* **What is asked**
All the data should be repeated exactly. Any image in it is left out.

* **Data extract**
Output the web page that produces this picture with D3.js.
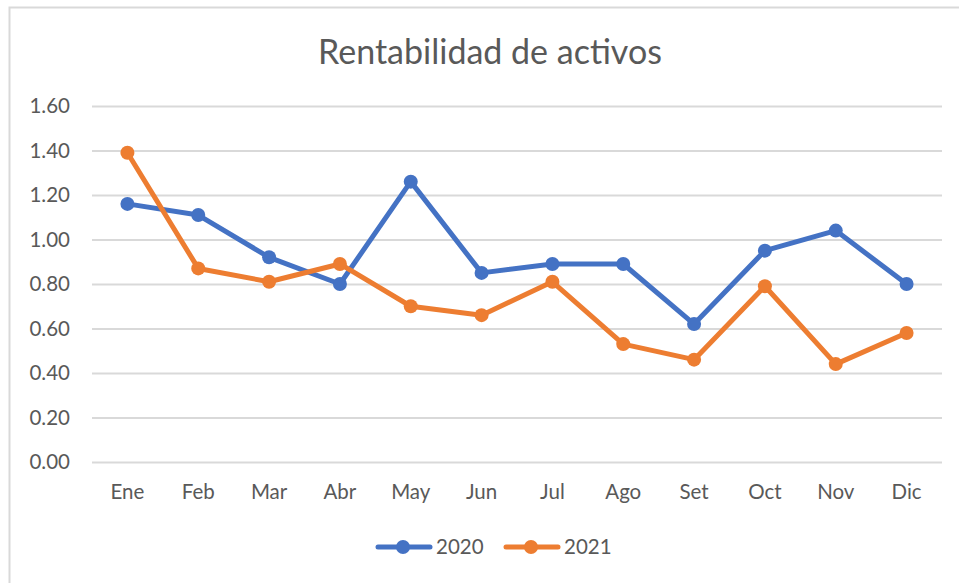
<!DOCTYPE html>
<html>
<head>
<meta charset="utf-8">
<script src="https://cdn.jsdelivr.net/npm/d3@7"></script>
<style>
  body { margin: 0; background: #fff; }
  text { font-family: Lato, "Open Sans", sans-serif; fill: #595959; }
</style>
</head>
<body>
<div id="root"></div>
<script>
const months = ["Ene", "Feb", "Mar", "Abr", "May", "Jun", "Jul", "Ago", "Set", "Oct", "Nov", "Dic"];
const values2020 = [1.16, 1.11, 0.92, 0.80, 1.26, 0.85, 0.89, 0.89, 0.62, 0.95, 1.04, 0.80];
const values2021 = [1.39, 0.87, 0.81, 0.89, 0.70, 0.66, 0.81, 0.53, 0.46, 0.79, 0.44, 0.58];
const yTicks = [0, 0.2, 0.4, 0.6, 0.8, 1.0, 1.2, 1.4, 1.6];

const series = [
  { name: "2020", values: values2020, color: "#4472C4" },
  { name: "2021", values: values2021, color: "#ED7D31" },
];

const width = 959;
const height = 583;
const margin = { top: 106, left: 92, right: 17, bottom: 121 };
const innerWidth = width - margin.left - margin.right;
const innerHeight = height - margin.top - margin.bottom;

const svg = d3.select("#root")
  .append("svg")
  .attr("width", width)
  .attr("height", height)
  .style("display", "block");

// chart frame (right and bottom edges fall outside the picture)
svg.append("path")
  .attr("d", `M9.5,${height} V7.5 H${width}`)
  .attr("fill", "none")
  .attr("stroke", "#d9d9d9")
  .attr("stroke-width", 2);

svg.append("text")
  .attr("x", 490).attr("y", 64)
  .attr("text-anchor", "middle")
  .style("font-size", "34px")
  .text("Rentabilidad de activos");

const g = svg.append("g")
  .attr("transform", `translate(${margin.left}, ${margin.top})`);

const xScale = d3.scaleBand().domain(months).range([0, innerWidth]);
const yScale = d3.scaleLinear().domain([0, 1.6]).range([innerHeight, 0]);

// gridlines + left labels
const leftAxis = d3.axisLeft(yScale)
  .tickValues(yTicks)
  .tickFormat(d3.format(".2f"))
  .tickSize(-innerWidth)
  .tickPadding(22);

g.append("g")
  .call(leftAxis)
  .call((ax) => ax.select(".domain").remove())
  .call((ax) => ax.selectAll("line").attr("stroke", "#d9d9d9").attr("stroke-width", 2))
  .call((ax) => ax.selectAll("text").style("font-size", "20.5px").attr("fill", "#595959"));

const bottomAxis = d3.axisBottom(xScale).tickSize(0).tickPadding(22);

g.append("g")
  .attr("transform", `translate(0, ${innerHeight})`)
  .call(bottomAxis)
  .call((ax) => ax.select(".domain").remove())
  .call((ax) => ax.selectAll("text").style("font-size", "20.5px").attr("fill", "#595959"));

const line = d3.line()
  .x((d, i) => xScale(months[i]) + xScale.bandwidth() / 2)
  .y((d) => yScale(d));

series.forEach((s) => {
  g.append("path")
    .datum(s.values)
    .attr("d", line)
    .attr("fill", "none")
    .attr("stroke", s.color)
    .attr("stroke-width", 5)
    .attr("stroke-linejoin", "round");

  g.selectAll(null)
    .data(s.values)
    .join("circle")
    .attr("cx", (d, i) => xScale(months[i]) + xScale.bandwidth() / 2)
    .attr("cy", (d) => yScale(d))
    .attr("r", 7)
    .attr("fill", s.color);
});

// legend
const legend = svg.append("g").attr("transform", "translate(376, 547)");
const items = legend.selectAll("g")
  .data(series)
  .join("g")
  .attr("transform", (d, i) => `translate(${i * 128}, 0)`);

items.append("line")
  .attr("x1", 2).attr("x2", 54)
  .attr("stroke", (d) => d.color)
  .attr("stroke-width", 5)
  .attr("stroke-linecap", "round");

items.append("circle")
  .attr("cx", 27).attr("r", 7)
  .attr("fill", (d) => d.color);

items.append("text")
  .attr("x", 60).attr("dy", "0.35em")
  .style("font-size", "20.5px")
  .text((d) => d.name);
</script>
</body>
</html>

* **Expected output**
Output the web page that produces this picture with D3.js.
<!DOCTYPE html>
<html>
<head>
<meta charset="utf-8">
<script src="https://cdn.jsdelivr.net/npm/d3@7"></script>
<style>
  body { margin: 0; background: #fff; }
  text { font-family: Lato, "Open Sans", sans-serif; fill: #595959; }
</style>
</head>
<body>
<div id="root"></div>
<script>
const months = ["Ene", "Feb", "Mar", "Abr", "May", "Jun", "Jul", "Ago", "Set", "Oct", "Nov", "Dic"];
const values2020 = [1.16, 1.11, 0.92, 0.80, 1.26, 0.85, 0.89, 0.89, 0.62, 0.95, 1.04, 0.80];
const values2021 = [1.39, 0.87, 0.81, 0.89, 0.70, 0.66, 0.81, 0.53, 0.46, 0.79, 0.44, 0.58];
const yTicks = [0, 0.2, 0.4, 0.6, 0.8, 1.0, 1.2, 1.4, 1.6];

const series = [
  { name: "2020", values: values2020, color: "#4472C4" },
  { name: "2021", values: values2021, color: "#ED7D31" },
];

const width = 959;
const height = 583;
const margin = { top: 106, left: 92, right: 17, bottom: 121 };
const innerWidth = width - margin.left - margin.right;
const innerHeight = height - margin.top - margin.bottom;

const svg = d3.select("#root")
  .append("svg")
  .attr("width", width)
  .attr("height", height)
  .style("display", "block");

// chart frame (right and bottom edges fall outside the picture)
svg.append("path")
  .attr("d", `M9.5,${height} V7.5 H${width}`)
  .attr("fill", "none")
  .attr("stroke", "#d9d9d9")
  .attr("stroke-width", 2);

svg.append("text")
  .attr("x", 490).attr("y", 64)
  .attr("text-anchor", "middle")
  .style("font-size", "34px")
  .text("Rentabilidad de activos");

const g = svg.append("g")
  .attr("transform", `translate(${margin.left}, ${margin.top})`);

const xScale = d3.scaleBand().domain(months).range([0, innerWidth]);
const yScale = d3.scaleLinear().domain([0, 1.6]).range([innerHeight, 0]);

// gridlines + left labels
const leftAxis = d3.axisLeft(yScale)
  .tickValues(yTicks)
  .tickFormat(d3.format(".2f"))
  .tickSize(-innerWidth)
  .tickPadding(22);

g.append("g")
  .call(leftAxis)
  .call((ax) => ax.select(".domain").remove())
  .call((ax) => ax.selectAll("line").attr("stroke", "#d9d9d9").attr("stroke-width", 2))
  .call((ax) => ax.selectAll("text").style("font-size", "20.5px").attr("fill", "#595959"));

const bottomAxis = d3.axisBottom(xScale).tickSize(0).tickPadding(22);

g.append("g")
  .attr("transform", `translate(0, ${innerHeight})`)
  .call(bottomAxis)
  .call((ax) => ax.select(".domain").remove())
  .call((ax) => ax.selectAll("text").style("font-size", "20.5px").attr("fill", "#595959"));

const line = d3.line()
  .x((d, i) => xScale(months[i]) + xScale.bandwidth() / 2)
  .y((d) => yScale(d));

series.forEach((s) => {
  g.append("path")
    .datum(s.values)
    .attr("d", line)
    .attr("fill", "none")
    .attr("stroke", s.color)
    .attr("stroke-width", 5)
    .attr("stroke-linejoin", "round");

  g.selectAll(null)
    .data(s.values)
    .join("circle")
    .attr("cx", (d, i) => xScale(months[i]) + xScale.bandwidth() / 2)
    .attr("cy", (d) => yScale(d))
    .attr("r", 7)
    .attr("fill", s.color);
});

// legend
const legend = svg.append("g").attr("transform", "translate(376, 547)");
const items = legend.selectAll("g")
  .data(series)
  .join("g")
  .attr("transform", (d, i) => `translate(${i * 128}, 0)`);

items.append("line")
  .attr("x1", 2).attr("x2", 54)
  .attr("stroke", (d) => d.color)
  .attr("stroke-width", 5)
  .attr("stroke-linecap", "round");

items.append("circle")
  .attr("cx", 27).attr("r", 7)
  .attr("fill", (d) => d.color);

items.append("text")
  .attr("x", 60).attr("dy", "0.35em")
  .style("font-size", "20.5px")
  .text((d) => d.name);
</script>
</body>
</html>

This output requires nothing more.